# Black Panther: Neuer Trailer zum Marvel-Blockbuster



## BeeHammer (9. Januar 2018)

Jetzt ist Deine Meinung zu *Black Panther: Neuer Trailer zum Marvel-Blockbuster* gefragt.


						Bitte beachtet: Der Kommentarbereich wird gemäß der Forenregeln moderiert.





			Dieser Inhalt steht nur eingeloggten Mitgliedern zur Verfügung.
        

 Zum Artikel: *Black Panther: Neuer Trailer zum Marvel-Blockbuster*


----------



## Odin333 (9. Januar 2018)

Also wenn ich nach meinem Interesse an diesem Film gehe, dann wird das ein ganz gewaltiger Flop an den Kinokassen.

Wobei ich sagen muss, dass ich dieses Gefühl noch nicht einmal an etwas konkretem festmachen kann.
Sonst mag ich die Marvel-Filme gerne (ausgenommen Captain America), aber den hier... nö.


----------



## Spiritogre (10. Januar 2018)

Geht mir auch so und ich kann nicht mal sagen wieso.

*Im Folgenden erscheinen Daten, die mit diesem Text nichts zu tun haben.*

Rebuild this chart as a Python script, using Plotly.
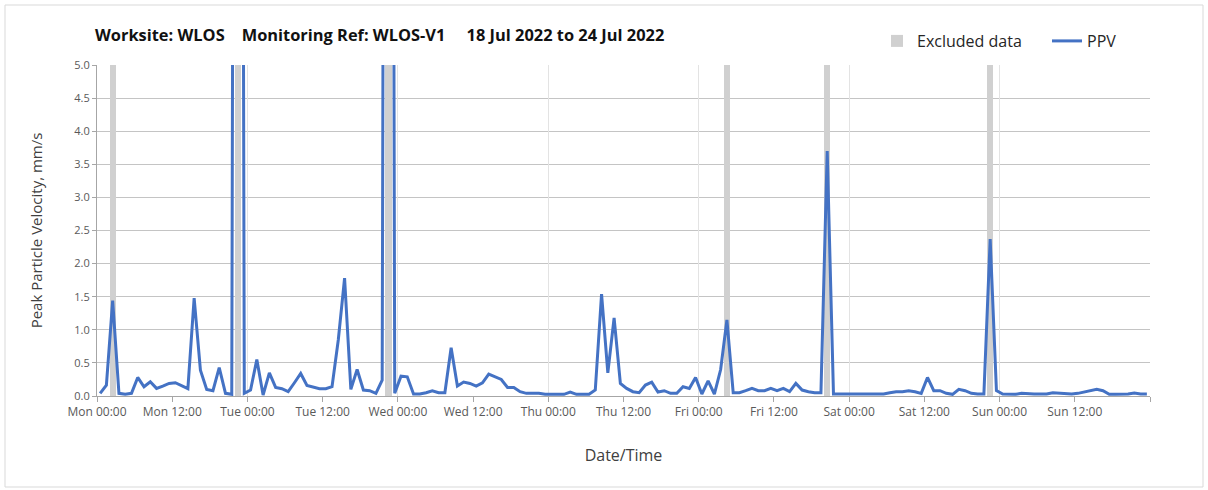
import pandas as pd
import plotly.graph_objects as go

# ---------------- data ----------------
START = "2022-07-18 00:30"          # first hourly PPV reading (interval mid-point)
AXIS_START = "2022-07-18 00:00"
AXIS_END = "2022-07-25 00:00"
Y_MAX = 5.0

ppv_mon = [0.04, 0.165, 1.44, 0.04, 0.025, 0.04, 0.28, 0.14, 0.215, 0.115, 0.15, 0.19,
           0.20, 0.15, 0.11, 1.48, 0.39, 0.10, 0.08, 0.43, 0.04, 0.025, 40.0, 0.04]
ppv_tue = [0.09, 0.55, 0.015, 0.35, 0.13, 0.11, 0.065, 0.20, 0.34, 0.16, 0.14, 0.11,
           0.11, 0.14, 0.85, 1.78, 0.10, 0.40, 0.09, 0.08, 0.04, 0.24, 40.0, 0.04]
ppv_wed = [0.30, 0.29, 0.03, 0.03, 0.05, 0.08, 0.05, 0.05, 0.73, 0.15, 0.21, 0.19,
           0.15, 0.20, 0.33, 0.29, 0.25, 0.13, 0.13, 0.065, 0.04, 0.04, 0.04, 0.025]
ppv_thu = [0.025, 0.025, 0.025, 0.06, 0.025, 0.025, 0.025, 0.09, 1.54, 0.35, 1.18, 0.19,
           0.115, 0.065, 0.05, 0.165, 0.21, 0.06, 0.08, 0.04, 0.04, 0.14, 0.115, 0.28]
ppv_fri = [0.03, 0.23, 0.03, 0.40, 1.15, 0.05, 0.05, 0.08, 0.115, 0.08, 0.08, 0.115,
           0.08, 0.115, 0.065, 0.19, 0.09, 0.065, 0.05, 0.05, 3.70, 0.03, 0.03, 0.02]
ppv_sat = [0.02, 0.03, 0.02, 0.02, 0.03, 0.03, 0.05, 0.065, 0.065, 0.08, 0.065, 0.04,
           0.28, 0.08, 0.08, 0.04, 0.025, 0.10, 0.08, 0.04, 0.03, 0.03, 2.37, 0.08]
ppv_sun = [0.03, 0.03, 0.025, 0.04, 0.03, 0.03, 0.03, 0.03, 0.05, 0.04, 0.03, 0.03,
           0.04, 0.06, 0.08, 0.10, 0.08, 0.025, 0.025, 0.025, 0.03, 0.045, 0.03, 0.03]

excluded_times = ["2022-07-18 02:30", "2022-07-18 22:30", "2022-07-19 22:30",
                  "2022-07-22 04:30", "2022-07-22 20:30", "2022-07-23 22:30"]

ppv = ppv_mon + ppv_tue + ppv_wed + ppv_thu + ppv_fri + ppv_sat + ppv_sun
times = pd.date_range(START, periods=len(ppv), freq="h")
excluded_level = [Y_MAX] * len(excluded_times)

# x ticks every 12 h; the closing tick at the end of the axis carries no label
tick_times = pd.date_range(AXIS_START, AXIS_END, freq="12h")
tick_labels = [t.strftime("%a %H:%M") for t in tick_times[:-1]] + [""]

# ---------------- styling ----------------
HOUR_MS = 3600 * 1000
FONT = "Open Sans"
AXIS_GREY = "#a6a6a6"
TEXT_GREY = "#595959"
W, H = 1208, 490
L, R, T, B = 97, 58, 65, 94
PW, PH = W - L - R, H - T - B

fig = go.Figure()

fig.add_trace(go.Bar(
    x=excluded_times, y=excluded_level, name="Excluded data",
    width=[1.0 * HOUR_MS] * len(excluded_times),
    marker=dict(color="#d0d0d0", line=dict(width=0)),
    hoverinfo="skip",
))
fig.add_trace(go.Scatter(
    x=times, y=ppv, name="PPV", mode="lines",
    line=dict(color="#4472C4", width=3),
))
# helper trace so the daily grid axis is drawn
fig.add_trace(go.Scatter(
    x=[AXIS_START, AXIS_END], y=[None, None], xaxis="x2",
    showlegend=False, hoverinfo="skip", mode="lines",
))

# light frame round the whole chart area
fig.add_shape(
    type="rect", xref="paper", yref="paper",
    x0=(5 - L) / PW, x1=(W - 5 - L) / PW,
    y0=(H - B - (H - 3)) / PH, y1=(H - B - 5) / PH,
    line=dict(color="#d9d9d9", width=1), fillcolor="rgba(0,0,0,0)", layer="below",
)

fig.update_layout(
    width=W, height=H,
    margin=dict(l=L, r=R, t=T, b=B, autoexpand=False),
    paper_bgcolor="white", plot_bgcolor="white",
    font=dict(family=FONT, color="#404040"),
    bargap=0,
    title=dict(
        text="Worksite: WLOS&nbsp;&nbsp;&nbsp;&nbsp;Monitoring Ref: WLOS-V1&nbsp;&nbsp;&nbsp;&nbsp;&nbsp;18 Jul 2022 to 24 Jul 2022",
        font=dict(family=FONT, size=16.4, color="#111111", weight="bold"),
        x=95 / W, xanchor="left", xref="container",
        y=1 - 35 / H, yanchor="middle", yref="container",
    ),
    legend=dict(
        orientation="h", xref="container", yref="container",
        x=877 / W, xanchor="left", y=1 - 41 / H, yanchor="middle",
        font=dict(family=FONT, size=16, color="#262626"),
        bgcolor="rgba(0,0,0,0)", itemwidth=30, tracegroupgap=0,
        entrywidth=125, entrywidthmode="pixels",
    ),
    xaxis=dict(
        type="date", range=[AXIS_START, AXIS_END],
        tickvals=tick_times, ticktext=tick_labels,
        ticks="outside", ticklen=5, tickcolor=AXIS_GREY,
        showline=True, linecolor=AXIS_GREY, linewidth=1,
        showgrid=False, zeroline=False, automargin=False,
        tickfont=dict(size=12, color=TEXT_GREY),
        title=dict(text="Date/Time", font=dict(size=16, color="#404040"), standoff=30),
    ),
    xaxis2=dict(
        type="date", range=[AXIS_START, AXIS_END], overlaying="x", side="bottom",
        tick0=AXIS_START, dtick=24 * HOUR_MS,
        showgrid=True, gridcolor="#e3e3e3", gridwidth=1,
        showticklabels=False, ticks="", showline=False, zeroline=False,
    ),
    yaxis=dict(
        range=[0, Y_MAX], dtick=0.5, tickformat=".1f",
        ticks="outside", ticklen=4, tickcolor=AXIS_GREY,
        showline=True, linecolor=AXIS_GREY, linewidth=1,
        showgrid=True, gridcolor="#c4c4c4", gridwidth=1, zeroline=False,
        automargin=False,
        tickfont=dict(size=11, color=TEXT_GREY),
        title=dict(text="Peak Particle Velocity, mm/s", font=dict(size=15, color="#404040"), standoff=28),
    ),
)

# the page body has no margin, so the figure sits at the window's top-left corner
fig.write_html("out.html", config={"displayModeBar": False},
               post_script="document.body.style.margin='0';")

Ist für mich der absolut uninteressanteste Marvel-Film bisher, vielleicht auch, weil mich als Kind, wo ich gelegentlich Marvel Comics gelesen habe, Black Panther schon einer der uninteressantesten Charaktere für mich war. Ich mochte da eher den "ersten" Superhelden Phantom, der ist allerdings ja nicht von Marvel.


----------



## sauerlandboy79 (10. Januar 2018)

Haben den Trailer vergangenen Sonntag im Kino gesehen... Naja, auch nicht so mein Ding, aber ich schirme mich ja bewusst und seit Jahren von allen möglichen Marvel-Verfilmungen ab. Mir ist die Comic-Flut einfach zu viel.

Allerdings hatte meine Frau nach dem Trailer gemeint dass wir das Noch-Nicht-Gesehene vielleicht doch mal aufholen sollten, sprich alles ab 2014.

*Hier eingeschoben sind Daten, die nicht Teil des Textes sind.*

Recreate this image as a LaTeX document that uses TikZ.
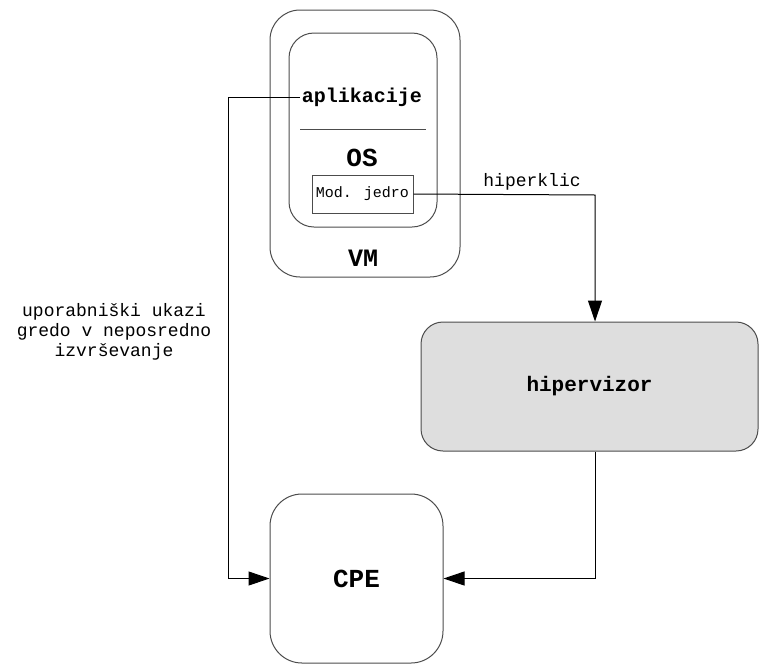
\documentclass[tikz,border=0pt]{standalone}
\usepackage{fontspec}
\setmainfont{Liberation Mono}
\usetikzlibrary{arrows.meta}
\begin{document}
\begin{tikzpicture}[x=1pt,y=-1pt,
  box/.style={draw=black!70, line width=1pt, rounded corners=#1, inner sep=0pt},
  box/.default=30pt,
  conn/.style={draw=black, line width=1pt},
  arr/.style={conn, -{Triangle[length=21pt,width=14pt]}},
  lbl/.style={font=\fontsize{18}{20}\selectfont, inner sep=2pt},
]
\useasboundingbox (0,0) rectangle (759,664);

% virtual machine with its guest OS
\node[box=30pt, minimum width=190pt, minimum height=267pt] (vm) at (365,143.5) {};
\node[box=25pt, minimum width=148pt, minimum height=194pt] (os) at (363,130) {};
\node[font=\fontsize{20}{22}\selectfont\bfseries, inner sep=2pt] (aplik) at (362,97) {aplikacije};
\draw[line width=1pt, black!70] (300,129) -- (426,129);
\node[font=\fontsize{26}{28}\selectfont\bfseries] (oslbl) at (362,158) {OS};
\node[draw=black!70, line width=1pt, minimum width=101pt, minimum height=38pt, inner sep=0pt,
      font=\fontsize{15}{17}\selectfont] (mod) at (362.5,194) {Mod. jedro};
\node[font=\fontsize{25}{27}\selectfont\bfseries] (vmlbl) at (363,258) {VM};

% hypervisor and processor
\node[box=22pt, fill=black!13, minimum width=337pt, minimum height=129pt,
      font=\fontsize{21}{23}\selectfont\bfseries] (hiper) at (589.5,386.5) {hipervizor};
\node[box=32pt, minimum width=173pt, minimum height=169pt,
      font=\fontsize{26}{28}\selectfont\bfseries] (cpe) at (356.5,578.5) {CPE};

% connectors
\coordinate (lc) at (228,97);
\coordinate (rc) at (595,195);
\draw[arr] (aplik.west) -- (lc) |- (cpe.west);
\draw[arr] (mod.east) -- (rc) -- (rc |- hiper.north);
\draw[arr] (hiper.south -| rc) |- (cpe.east);

% labels
\node[lbl] (hk) at (532,182) {hiperklic};
\node[lbl, align=center] (ukazi) at (114,332) {uporabniški ukazi\\gredo v neposredno\\izvrševanje};
\end{tikzpicture}
\end{document}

Gnaahhh... Hab aber keine Lust drauf. [emoji57] 

Gesendet von meinem 6070K mit Tapatalk


----------



## sauerlandboy79 (10. Januar 2018)

Spiritogre schrieb:


> Geht mir auch so und ich kann nicht mal sagen wieso. Ist für mich der absolut uninteressanteste Marvel-Film bisher, vielleicht auch, weil mich als Kind, wo ich gelegentlich Marvel Comics gelesen habe, Black Panther schon einer der uninteressantesten Charaktere für mich war. Ich mochte da eher den "ersten" Superhelden Phantom, der ist allerdings ja nicht von Marvel.


Es gibt doch längst dieses "Meisterwerk" mit Billy Zane... 

Gesendet von meinem 6070K mit Tapatalk


----------



## Spiritogre (10. Januar 2018)

sauerlandboy79 schrieb:


> Es gibt doch längst dieses "Meisterwerk" mit Billy Zane...



Der ist ja von '96 und der galt schon damals als mies, sodass ich ihn "leider" ausgelassen habe und auch keinen Anlass sehe den irgendwann nachzuholen. 
Ich weiß auch nicht, ob ich heute noch mit einer Story von 1936, wenn sie relativ authentisch umgesetzt wird, etwas anfangen kann, dazu kommt, Phantom hat ja ähnlich Batman eigentlich keine Superkräfte, das merkt man in den Batman Filmen zwar auch nicht aber das ist auch eines der Dinge, die mich da stören, weil es sie so unglaubwürdig macht.


----------